Given exercise |
Return the material exactly, first line through the line containing "Chart.register(...registerables);", and nothing more. Pictures stay out.

Data lines |
━━━━━━━━━━━━━━━━━━━━━━━━━━━━━━

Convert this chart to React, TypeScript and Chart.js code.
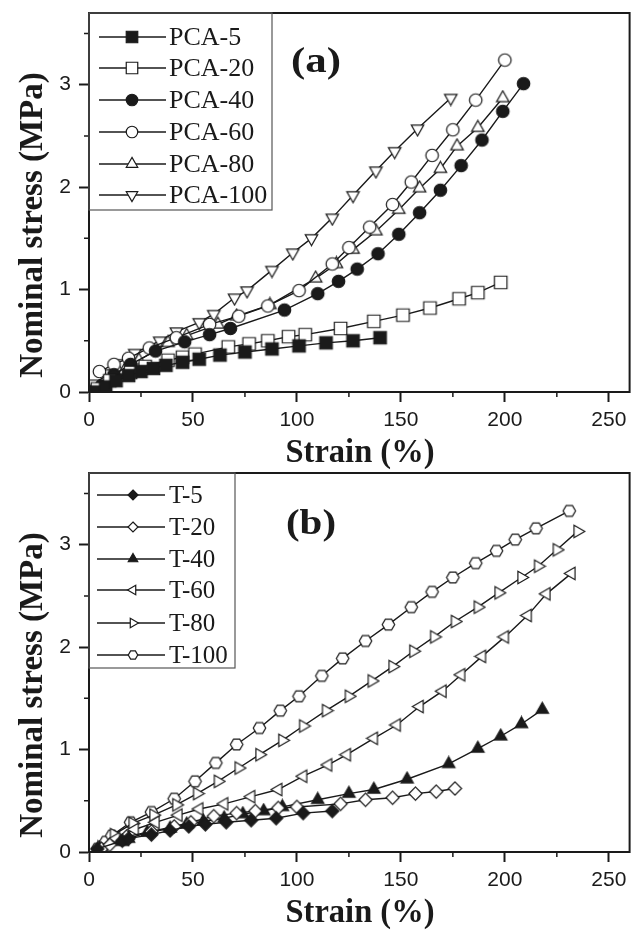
import React, { useEffect, useRef } from 'react';
import { Chart, registerables } from 'chart.js';
Chart.register(...registerables);

// ---------- Panel (a) data ----------
const pca5X = [3, 8, 13, 19, 25, 31, 37, 45, 53, 63, 75, 88, 101, 114, 127, 140];
const pca5Y = [0.0, 0.05, 0.11, 0.16, 0.2, 0.23, 0.26, 0.29, 0.32, 0.36, 0.39, 0.42, 0.45, 0.48, 0.5, 0.53];
const pca20X = [4, 10, 20, 27, 38, 45, 51, 67, 77, 86, 96, 104, 121, 137, 151, 164, 178, 187, 198];
const pca20Y = [0.03, 0.11, 0.19, 0.25, 0.31, 0.34, 0.37, 0.44, 0.47, 0.5, 0.54, 0.56, 0.62, 0.69, 0.75, 0.82, 0.91, 0.97, 1.07];
const pca40X = [6, 12, 20, 32, 46, 58, 68, 94, 110, 120, 129, 139, 149, 159, 169, 179, 189, 199, 209];
const pca40Y = [0.06, 0.17, 0.27, 0.4, 0.49, 0.56, 0.62, 0.8, 0.96, 1.08, 1.2, 1.35, 1.54, 1.75, 1.97, 2.21, 2.46, 2.74, 3.01];
const pca60X = [5, 12, 19, 29, 42, 58, 72, 86, 101, 117, 125, 135, 146, 155, 165, 175, 186, 200];
const pca60Y = [0.2, 0.27, 0.33, 0.43, 0.53, 0.66, 0.74, 0.84, 0.99, 1.25, 1.41, 1.61, 1.83, 2.05, 2.31, 2.56, 2.85, 3.24];
const pca80X = [4, 11, 17, 24, 38, 47, 62, 71, 87, 109, 119, 127, 138, 149, 159, 169, 177, 187, 199];
const pca80Y = [0.03, 0.13, 0.21, 0.31, 0.48, 0.55, 0.66, 0.74, 0.85, 1.11, 1.25, 1.39, 1.57, 1.78, 1.99, 2.18, 2.4, 2.58, 2.87];
const pca100X = [2, 10, 16, 22, 34, 42, 53, 60, 70, 76, 88, 98, 107, 117, 127, 138, 147, 158, 174];
const pca100Y = [0.08, 0.18, 0.28, 0.38, 0.5, 0.59, 0.68, 0.76, 0.92, 0.99, 1.19, 1.36, 1.5, 1.7, 1.92, 2.16, 2.35, 2.57, 2.87];

// ---------- Panel (b) data ----------
const t5X = [4, 16, 19, 30, 39, 48, 56, 66, 78, 90, 103, 117];
const t5Y = [0.03, 0.11, 0.13, 0.17, 0.21, 0.25, 0.27, 0.29, 0.31, 0.33, 0.38, 0.4];
const t20X = [6, 10, 18, 30, 41, 49, 60, 71, 80, 91, 100, 121, 133, 146, 157, 167, 176];
const t20Y = [0.03, 0.07, 0.15, 0.2, 0.25, 0.29, 0.35, 0.38, 0.4, 0.43, 0.44, 0.47, 0.51, 0.53, 0.57, 0.59, 0.62];
const t40X = [5, 16, 19, 28, 39, 47, 55, 65, 74, 84, 93, 110, 125, 137, 153, 173, 187, 198, 208, 218];
const t40Y = [0.03, 0.1, 0.13, 0.19, 0.23, 0.27, 0.3, 0.33, 0.37, 0.4, 0.44, 0.51, 0.57, 0.61, 0.71, 0.86, 1.01, 1.13, 1.25, 1.39];
const t60X = [7, 13, 22, 32, 43, 53, 65, 78, 91, 103, 115, 124, 137, 148, 159, 170, 179, 189, 200, 211, 220, 232];
const t60Y = [0.03, 0.13, 0.22, 0.29, 0.36, 0.42, 0.47, 0.54, 0.61, 0.74, 0.85, 0.95, 1.11, 1.24, 1.42, 1.57, 1.73, 1.91, 2.1, 2.31, 2.52, 2.72];
const t80X = [6, 12, 21, 31, 42, 52, 62, 72, 82, 93, 103, 114, 125, 136, 146, 156, 166, 176, 187, 197, 208, 216, 225, 235];
const t80Y = [0.05, 0.17, 0.28, 0.36, 0.46, 0.57, 0.69, 0.82, 0.95, 1.09, 1.23, 1.38, 1.52, 1.67, 1.81, 1.96, 2.1, 2.25, 2.39, 2.53, 2.68, 2.79, 2.95, 3.13];
const t100X = [4, 8, 11, 20, 30, 41, 51, 61, 71, 82, 92, 101, 112, 122, 133, 144, 155, 165, 175, 186, 196, 205, 215, 231];
const t100Y = [0.03, 0.1, 0.16, 0.29, 0.39, 0.52, 0.69, 0.87, 1.05, 1.21, 1.38, 1.52, 1.72, 1.89, 2.06, 2.22, 2.39, 2.54, 2.68, 2.82, 2.94, 3.05, 3.16, 3.33];

// ---------- Axes ----------
const xMin = 0, xMax = 260, xMajorStep = 50, xMinorStep = 25;
const yMin = 0, yMax = 3.7, yMajorStep = 1, yMinorStep = 0.5;
const xTitle = 'Strain (%)';
const yTitle = 'Nominal stress (MPa)';

const INK = '#1a1a1a';

type Kind = 'square' | 'circle' | 'triUp' | 'triDown' | 'triLeft' | 'triRight' | 'diamond' | 'hexagon';

interface Series { label: string; xs: number[]; ys: number[]; kind: Kind; filled: boolean; }

const seriesA: Series[] = [
  { label: 'PCA-5', xs: pca5X, ys: pca5Y, kind: 'square', filled: true },
  { label: 'PCA-20', xs: pca20X, ys: pca20Y, kind: 'square', filled: false },
  { label: 'PCA-40', xs: pca40X, ys: pca40Y, kind: 'circle', filled: true },
  { label: 'PCA-60', xs: pca60X, ys: pca60Y, kind: 'circle', filled: false },
  { label: 'PCA-80', xs: pca80X, ys: pca80Y, kind: 'triUp', filled: false },
  { label: 'PCA-100', xs: pca100X, ys: pca100Y, kind: 'triDown', filled: false },
];
const seriesB: Series[] = [
  { label: 'T-5', xs: t5X, ys: t5Y, kind: 'diamond', filled: true },
  { label: 'T-20', xs: t20X, ys: t20Y, kind: 'diamond', filled: false },
  { label: 'T-40', xs: t40X, ys: t40Y, kind: 'triUp', filled: true },
  { label: 'T-60', xs: t60X, ys: t60Y, kind: 'triLeft', filled: false },
  { label: 'T-80', xs: t80X, ys: t80Y, kind: 'triRight', filled: false },
  { label: 'T-100', xs: t100X, ys: t100Y, kind: 'hexagon', filled: false },
];

function drawMarker(ctx: CanvasRenderingContext2D, kind: Kind, x: number, y: number, size: number, filled: boolean) {
  ctx.save();
  ctx.beginPath();
  const r = size / 2;
  const poly = (n: number, rad: number, rot: number) => {
    for (let i = 0; i < n; i++) {
      const a = rot + (i * 2 * Math.PI) / n;
      const px = x + Math.sin(a) * rad;
      const py = y - Math.cos(a) * rad;
      if (i === 0) ctx.moveTo(px, py); else ctx.lineTo(px, py);
    }
    ctx.closePath();
  };
  switch (kind) {
    case 'square': ctx.rect(x - r, y - r, size, size); break;
    case 'circle': ctx.arc(x, y, r, 0, Math.PI * 2); break;
    case 'triUp': poly(3, r * 1.15, 0); break;
    case 'triDown': poly(3, r * 1.15, Math.PI); break;
    case 'triLeft': poly(3, r * 1.15, -Math.PI / 2); break;
    case 'triRight': poly(3, r * 1.15, Math.PI / 2); break;
    case 'diamond': poly(4, r * 1.05, 0); break;
    case 'hexagon': poly(6, r, Math.PI / 6); break;
  }
  ctx.fillStyle = filled ? INK : '#ffffff';
  ctx.fill();
  ctx.strokeStyle = INK;
  ctx.lineWidth = 1.2;
  ctx.stroke();
  ctx.restore();
}

function makeMarkerCanvas(kind: Kind, size: number, filled: boolean): HTMLCanvasElement {
  const c = document.createElement('canvas');
  const dim = Math.ceil(size + 4);
  c.width = dim; c.height = dim;
  const ctx = c.getContext('2d')!;
  drawMarker(ctx, kind, dim / 2, dim / 2, size, filled);
  return c;
}

interface PanelCfg {
  id: string;
  series: Series[];
  markerSize: number;
  letter: string;
  letterX: number;
  letterBaseline: number;
  legend: { right: number; bottom: number; rows: number[]; lineX0: number; lineX1: number; markX: number; textX: number; font: string; markerSize: number };
  canvasHeight: number;
  xScaleHeight: number;
}

const panelA: PanelCfg = {
  id: 'a', series: seriesA, markerSize: 12.5, letter: '(a)', letterX: 316, letterBaseline: 72,
  legend: { right: 272, bottom: 210, rows: [37, 68, 100, 132, 164, 195], lineX0: 99, lineX1: 166, markX: 132, textX: 169, font: '26px "Liberation Serif"', markerSize: 11.5 },
  canvasHeight: 475, xScaleHeight: 83,
};
const panelB: PanelCfg = {
  id: 'b', series: seriesB, markerSize: 12.5, letter: '(b)', letterX: 311, letterBaseline: 74,
  legend: { right: 235, bottom: 208, rows: [35, 67, 99, 130, 163, 195], lineX0: 97, lineX1: 165, markX: 133, textX: 169, font: '25px "Liberation Serif"', markerSize: 9.5 },
  canvasHeight: 475, xScaleHeight: 83,
};

function buildConfig(p: PanelCfg): any {
  const datasets = p.series.map((s) => ({
    label: s.label,
    data: s.xs.map((x, i) => ({ x, y: s.ys[i] })),
    borderColor: INK,
    borderWidth: 1.4,
    pointStyle: makeMarkerCanvas(s.kind, p.markerSize, s.filled),
    pointRadius: 6,
    showLine: true,
    tension: 0,
    fill: false,
  }));

  const plugin = {
    id: 'decor_' + p.id,
    afterDraw(chart: any) {
      const { ctx, chartArea: a, scales } = chart;
      ctx.save();
      // frame
      ctx.strokeStyle = INK;
      ctx.lineWidth = 2;
      ctx.strokeRect(a.left, a.top, a.right - a.left, a.bottom - a.top);
      // minor ticks
      ctx.lineWidth = 1.5;
      ctx.beginPath();
      for (let v = xMinorStep; v < xMax; v += xMajorStep) {
        const px = scales.x.getPixelForValue(v);
        ctx.moveTo(px, a.bottom); ctx.lineTo(px, a.bottom + 5);
      }
      for (let v = yMinorStep; v < yMax; v += yMajorStep) {
        const py = scales.y.getPixelForValue(v);
        ctx.moveTo(a.left, py); ctx.lineTo(a.left - 5, py);
      }
      ctx.stroke();

      // axis titles
      ctx.fillStyle = INK;
      ctx.font = 'bold 33px "Liberation Serif"';
      ctx.textAlign = 'center';
      ctx.textBaseline = 'alphabetic';
      const w = ctx.measureText(xTitle).width;
      ctx.save();
      ctx.translate(360, 462);
      ctx.scale(149 / w, 1);
      ctx.fillText(xTitle, 0, 0);
      ctx.restore();

      ctx.save();
      ctx.translate(42, 225);
      ctx.rotate(-Math.PI / 2);
      ctx.fillText(yTitle, 0, 0);
      ctx.restore();

      // panel letter
      ctx.font = 'bold 36px "Liberation Serif"';
      const lw = ctx.measureText(p.letter).width;
      ctx.save();
      ctx.translate(p.letterX, p.letterBaseline);
      ctx.scale(50 / lw, 1);
      ctx.fillText(p.letter, 0, 0);
      ctx.restore();

      // legend
      const L = p.legend;
      ctx.fillStyle = '#ffffff';
      ctx.fillRect(a.left + 1, a.top + 1, L.right - a.left - 1, L.bottom - a.top - 1);
      ctx.strokeStyle = '#555';
      ctx.lineWidth = 1.2;
      ctx.strokeRect(a.left, a.top, L.right - a.left, L.bottom - a.top);
      ctx.font = L.font;
      ctx.textAlign = 'left';
      ctx.textBaseline = 'middle';
      p.series.forEach((s, i) => {
        const yy = L.rows[i];
        ctx.strokeStyle = INK;
        ctx.lineWidth = 1.5;
        ctx.beginPath();
        ctx.moveTo(L.lineX0, yy); ctx.lineTo(L.lineX1, yy);
        ctx.stroke();
        drawMarker(ctx, s.kind, L.markX, yy, L.markerSize, s.filled);
        ctx.fillStyle = INK;
        ctx.fillText(s.label, L.textX, yy + 1);
      });
      ctx.restore();
    },
  };

  const tickFont = { family: '"Liberation Sans", Arial, sans-serif', size: 21 };
  return {
    type: 'line',
    data: { datasets },
    options: {
      animation: false,
      responsive: false,
      maintainAspectRatio: false,
      devicePixelRatio: 1,
      layout: { padding: { top: 13, right: 1, left: 0, bottom: 0 } },
      plugins: { legend: { display: false }, tooltip: { enabled: false }, title: { display: false } },
      scales: {
        x: {
          type: 'linear', min: xMin, max: xMax,
          afterFit: (s: any) => { s.height = p.xScaleHeight; s.paddingLeft = 0; s.paddingRight = 0; },
          ticks: { stepSize: xMajorStep, includeBounds: false, autoSkip: false, maxRotation: 0, padding: 6, color: INK, font: tickFont },
          grid: { drawOnChartArea: false, drawTicks: true, tickLength: 10, tickWidth: 2, tickColor: INK },
          border: { display: true, color: INK, width: 2 },
        },
        y: {
          type: 'linear', min: yMin, max: yMax,
          afterFit: (s: any) => { s.width = 89; s.paddingTop = 0; s.paddingBottom = 0; },
          ticks: { stepSize: yMajorStep, includeBounds: false, padding: 8, color: INK, font: tickFont },
          grid: { drawOnChartArea: false, drawTicks: true, tickLength: 10, tickWidth: 2, tickColor: INK },
          border: { display: true, color: INK, width: 2 },
        },
      },
    },
    plugins: [plugin],
  };
}

function Panel({ cfg, top }: { cfg: PanelCfg; top: number }) {
  const ref = useRef<HTMLCanvasElement | null>(null);
  useEffect(() => {
    if (!ref.current) return;
    const chart = new Chart(ref.current, buildConfig(cfg));
    return () => chart.destroy();
  }, [cfg]);
  return (
    <canvas
      ref={ref}
      width={637}
      height={cfg.canvasHeight}
      style={{ position: 'absolute', left: 0, top, width: 637, height: cfg.canvasHeight, display: 'block' }}
    />
  );
}

export default function App() {
  return (
    <div style={{ position: 'absolute', left: 0, top: 0, width: 637, height: 935, background: '#ffffff' }}>
      <Panel cfg={panelA} top={0} />
      <Panel cfg={panelB} top={460} />
    </div>
  );
}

━━━━━━━━━━━━━━━━━━━━━━━━━━━━━━

Reply |
Convert this chart to React, TypeScript and Chart.js code.
import React, { useEffect, useRef } from 'react';
import { Chart, registerables } from 'chart.js';
Chart.register(...registerables);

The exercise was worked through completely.